**SET PROBLEM**
Return the data exactly, with all pictures removed.

**DATA PROVIDED**

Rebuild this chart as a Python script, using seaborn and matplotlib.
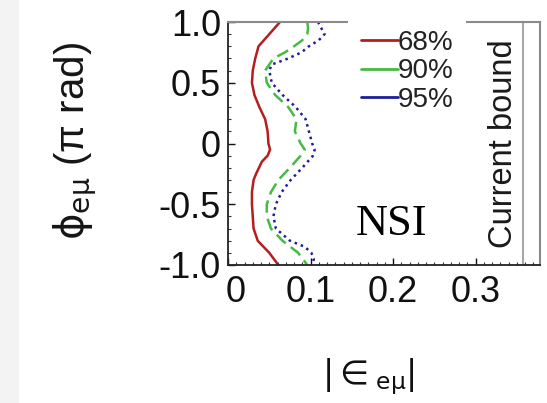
import matplotlib
matplotlib.use("Agg")
import matplotlib.pyplot as plt
from matplotlib.lines import Line2D
from matplotlib.patches import Rectangle
from matplotlib.ticker import MultipleLocator
from matplotlib.transforms import ScaledTranslation
import seaborn as sns
import pandas as pd

# ---- data ----
phi_68 = [1.0, 0.9, 0.8, 0.7, 0.6, 0.5, 0.4, 0.3, 0.2, 0.1, 0.0, -0.05, -0.1, -0.15,
          -0.25, -0.3, -0.4, -0.5, -0.6, -0.7, -0.8, -0.9, -1.0]
eps_68 = [0.063, 0.050, 0.037, 0.033, 0.030, 0.029, 0.032, 0.038, 0.045, 0.048, 0.049, 0.051,
          0.048, 0.041, 0.034, 0.031, 0.029, 0.029, 0.030, 0.031, 0.036, 0.050, 0.061]

phi_90 = [1.0, 0.95, 0.9, 0.85, 0.8, 0.75, 0.7, 0.6, 0.5, 0.4, 0.3, 0.2, 0.1, 0.0, -0.05,
          -0.1, -0.2, -0.3, -0.4, -0.5, -0.6, -0.7, -0.8, -0.9, -1.0]
eps_90 = [0.096, 0.097, 0.096, 0.090, 0.080, 0.069, 0.055, 0.045, 0.047, 0.057, 0.073, 0.083,
          0.081, 0.088, 0.093, 0.088, 0.075, 0.061, 0.052, 0.047, 0.047, 0.052, 0.066, 0.085, 0.096]

phi_95 = [1.0, 0.95, 0.9, 0.85, 0.8, 0.75, 0.7, 0.65, 0.6, 0.5, 0.4, 0.3, 0.2, 0.1, 0.0,
          -0.05, -0.1, -0.2, -0.3, -0.4, -0.5, -0.6, -0.7, -0.8, -0.85, -0.9, -0.95, -1.0]
eps_95 = [0.109, 0.113, 0.117, 0.110, 0.098, 0.089, 0.073, 0.053, 0.050, 0.053, 0.066, 0.082,
          0.094, 0.098, 0.102, 0.105, 0.103, 0.090, 0.076, 0.065, 0.058, 0.055, 0.058, 0.075,
          0.093, 0.101, 0.104, 0.102]

labels = ["68%", "90%", "95%"]
colors = ["#b41e1e", "#44bb44", "#1e1e96"]
styles = ["-", (0, (5, 2.5)), (0, (1, 1.6))]
current_bound = 0.358
xticks = [0, 0.1, 0.2, 0.3]
xticklabels = ["0", "0.1", "0.2", "0.3"]
yticks = [-1.0, -0.5, 0.0, 0.5, 1.0]
yticklabels = ["-1.0", "-0.5", "0", "0.5", "1.0"]

sns.set_style("ticks")
plt.rcParams["font.family"] = ["Liberation Sans", "DejaVu Sans"]
plt.rcParams["mathtext.fontset"] = "dejavusans"

W, H = 547, 403
fig = plt.figure(figsize=(W / 100, H / 100), dpi=100, facecolor="white")
fig.patches.append(Rectangle((0, 0), 19 / W, 1, transform=fig.transFigure,
                             facecolor="#f3f3f3", edgecolor="none", zorder=-10))
ax = fig.add_axes([228 / W, 1 - 265 / H, (540 - 228) / W, (265 - 22) / H])

series = [(phi_68, eps_68), (phi_90, eps_90), (phi_95, eps_95)]
for (ph, ep), lab, col, ls in zip(series, labels, colors, styles):
    df = pd.DataFrame({"phi": ph, "eps": ep})
    sns.lineplot(data=df, x="eps", y="phi", orient="y", sort=False, ax=ax,
                 color=col, linestyle=ls, linewidth=1.8, errorbar=None)

ax.axvline(current_bound, color="#a8a8a8", lw=1.5)

ax.set_xlim(0, 0.378)
ax.set_ylim(-1.0, 1.0)
ax.set_xticks(xticks)
ax.set_xticklabels(xticklabels)
ax.set_yticks(yticks)
ax.set_yticklabels(yticklabels)
ax.xaxis.set_minor_locator(MultipleLocator(0.01))
ax.yaxis.set_minor_locator(MultipleLocator(0.1))
ax.tick_params(axis="both", which="major", direction="in", length=5, width=1,
               labelsize=26, colors="#111111")
ax.tick_params(axis="y", which="major", pad=5)
ax.tick_params(axis="x", which="major", pad=7)
ax.tick_params(axis="both", which="minor", direction="in", length=2.5, width=0.8,
               colors="#333333")
ax.set_xlabel("")
ax.set_ylabel("")
# the "0" label in the reference sits a little right of its tick
lbl0 = ax.get_xticklabels()[0]
lbl0.set_transform(lbl0.get_transform() + ScaledTranslation(8 / 100, 0, fig.dpi_scale_trans))

for s in ["left", "bottom"]:
    ax.spines[s].set_color("#222222")
    ax.spines[s].set_linewidth(1.3)
for s in ["top", "right"]:
    ax.spines[s].set_visible(True)
    ax.spines[s].set_color("#8a8a8a")
    ax.spines[s].set_linewidth(1.5)

handles = [Line2D([], [], color=c, lw=2, ls="-") for c in colors]
leg = ax.legend(handles, labels, loc="upper left", bbox_to_anchor=(348 / W, 1 - 17 / H),
                bbox_transform=fig.transFigure, frameon=True, fancybox=False,
                facecolor="white", edgecolor="none", framealpha=1, fontsize=20,
                handlelength=1.35, handletextpad=0.0, labelspacing=0.1,
                borderpad=0.45, borderaxespad=0)
for t in leg.get_texts():
    t.set_color("#222222")

ax.text(503 / W, 1 - 144 / H, "Current bound", transform=fig.transFigure,
        rotation=90, ha="center", va="center", fontsize=23.5, color="#1a1a1a")
ax.text(392 / W, 1 - 224 / H, "NSI", transform=fig.transFigure,
        ha="center", va="center", fontsize=32, family="Liberation Serif", color="black")

fig.text(75 / W, 1 - 141 / H, r"$\mathrm{\phi}_{\mathrm{e\mu}}$ (π rad)", rotation=90,
         ha="center", va="center", fontsize=29, color="#151515")
fig.text(368 / W, 1 - 377 / H, r"$|{\in}_{\mathrm{e\mu}}|$", ha="center", va="center",
         fontsize=24, color="#111111")

fig.savefig("out.png", dpi=100, facecolor="white")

**RESULT**
Rebuild this chart as a Python script, using seaborn and matplotlib.
import matplotlib
matplotlib.use("Agg")
import matplotlib.pyplot as plt
from matplotlib.lines import Line2D
from matplotlib.patches import Rectangle
from matplotlib.ticker import MultipleLocator
from matplotlib.transforms import ScaledTranslation
import seaborn as sns
import pandas as pd

# ---- data ----
phi_68 = [1.0, 0.9, 0.8, 0.7, 0.6, 0.5, 0.4, 0.3, 0.2, 0.1, 0.0, -0.05, -0.1, -0.15,
          -0.25, -0.3, -0.4, -0.5, -0.6, -0.7, -0.8, -0.9, -1.0]
eps_68 = [0.063, 0.050, 0.037, 0.033, 0.030, 0.029, 0.032, 0.038, 0.045, 0.048, 0.049, 0.051,
          0.048, 0.041, 0.034, 0.031, 0.029, 0.029, 0.030, 0.031, 0.036, 0.050, 0.061]

phi_90 = [1.0, 0.95, 0.9, 0.85, 0.8, 0.75, 0.7, 0.6, 0.5, 0.4, 0.3, 0.2, 0.1, 0.0, -0.05,
          -0.1, -0.2, -0.3, -0.4, -0.5, -0.6, -0.7, -0.8, -0.9, -1.0]
eps_90 = [0.096, 0.097, 0.096, 0.090, 0.080, 0.069, 0.055, 0.045, 0.047, 0.057, 0.073, 0.083,
          0.081, 0.088, 0.093, 0.088, 0.075, 0.061, 0.052, 0.047, 0.047, 0.052, 0.066, 0.085, 0.096]

phi_95 = [1.0, 0.95, 0.9, 0.85, 0.8, 0.75, 0.7, 0.65, 0.6, 0.5, 0.4, 0.3, 0.2, 0.1, 0.0,
          -0.05, -0.1, -0.2, -0.3, -0.4, -0.5, -0.6, -0.7, -0.8, -0.85, -0.9, -0.95, -1.0]
eps_95 = [0.109, 0.113, 0.117, 0.110, 0.098, 0.089, 0.073, 0.053, 0.050, 0.053, 0.066, 0.082,
          0.094, 0.098, 0.102, 0.105, 0.103, 0.090, 0.076, 0.065, 0.058, 0.055, 0.058, 0.075,
          0.093, 0.101, 0.104, 0.102]

labels = ["68%", "90%", "95%"]
colors = ["#b41e1e", "#44bb44", "#1e1e96"]
styles = ["-", (0, (5, 2.5)), (0, (1, 1.6))]
current_bound = 0.358
xticks = [0, 0.1, 0.2, 0.3]
xticklabels = ["0", "0.1", "0.2", "0.3"]
yticks = [-1.0, -0.5, 0.0, 0.5, 1.0]
yticklabels = ["-1.0", "-0.5", "0", "0.5", "1.0"]

sns.set_style("ticks")
plt.rcParams["font.family"] = ["Liberation Sans", "DejaVu Sans"]
plt.rcParams["mathtext.fontset"] = "dejavusans"

W, H = 547, 403
fig = plt.figure(figsize=(W / 100, H / 100), dpi=100, facecolor="white")
fig.patches.append(Rectangle((0, 0), 19 / W, 1, transform=fig.transFigure,
                             facecolor="#f3f3f3", edgecolor="none", zorder=-10))
ax = fig.add_axes([228 / W, 1 - 265 / H, (540 - 228) / W, (265 - 22) / H])

series = [(phi_68, eps_68), (phi_90, eps_90), (phi_95, eps_95)]
for (ph, ep), lab, col, ls in zip(series, labels, colors, styles):
    df = pd.DataFrame({"phi": ph, "eps": ep})
    sns.lineplot(data=df, x="eps", y="phi", orient="y", sort=False, ax=ax,
                 color=col, linestyle=ls, linewidth=1.8, errorbar=None)

ax.axvline(current_bound, color="#a8a8a8", lw=1.5)

ax.set_xlim(0, 0.378)
ax.set_ylim(-1.0, 1.0)
ax.set_xticks(xticks)
ax.set_xticklabels(xticklabels)
ax.set_yticks(yticks)
ax.set_yticklabels(yticklabels)
ax.xaxis.set_minor_locator(MultipleLocator(0.01))
ax.yaxis.set_minor_locator(MultipleLocator(0.1))
ax.tick_params(axis="both", which="major", direction="in", length=5, width=1,
               labelsize=26, colors="#111111")
ax.tick_params(axis="y", which="major", pad=5)
ax.tick_params(axis="x", which="major", pad=7)
ax.tick_params(axis="both", which="minor", direction="in", length=2.5, width=0.8,
               colors="#333333")
ax.set_xlabel("")
ax.set_ylabel("")
# the "0" label in the reference sits a little right of its tick
lbl0 = ax.get_xticklabels()[0]
lbl0.set_transform(lbl0.get_transform() + ScaledTranslation(8 / 100, 0, fig.dpi_scale_trans))

for s in ["left", "bottom"]:
    ax.spines[s].set_color("#222222")
    ax.spines[s].set_linewidth(1.3)
for s in ["top", "right"]:
    ax.spines[s].set_visible(True)
    ax.spines[s].set_color("#8a8a8a")
    ax.spines[s].set_linewidth(1.5)

handles = [Line2D([], [], color=c, lw=2, ls="-") for c in colors]
leg = ax.legend(handles, labels, loc="upper left", bbox_to_anchor=(348 / W, 1 - 17 / H),
                bbox_transform=fig.transFigure, frameon=True, fancybox=False,
                facecolor="white", edgecolor="none", framealpha=1, fontsize=20,
                handlelength=1.35, handletextpad=0.0, labelspacing=0.1,
                borderpad=0.45, borderaxespad=0)
for t in leg.get_texts():
    t.set_color("#222222")

ax.text(503 / W, 1 - 144 / H, "Current bound", transform=fig.transFigure,
        rotation=90, ha="center", va="center", fontsize=23.5, color="#1a1a1a")
ax.text(392 / W, 1 - 224 / H, "NSI", transform=fig.transFigure,
        ha="center", va="center", fontsize=32, family="Liberation Serif", color="black")

fig.text(75 / W, 1 - 141 / H, r"$\mathrm{\phi}_{\mathrm{e\mu}}$ (π rad)", rotation=90,
         ha="center", va="center", fontsize=29, color="#151515")
fig.text(368 / W, 1 - 377 / H, r"$|{\in}_{\mathrm{e\mu}}|$", ha="center", va="center",
         fontsize=24, color="#111111")

fig.savefig("out.png", dpi=100, facecolor="white")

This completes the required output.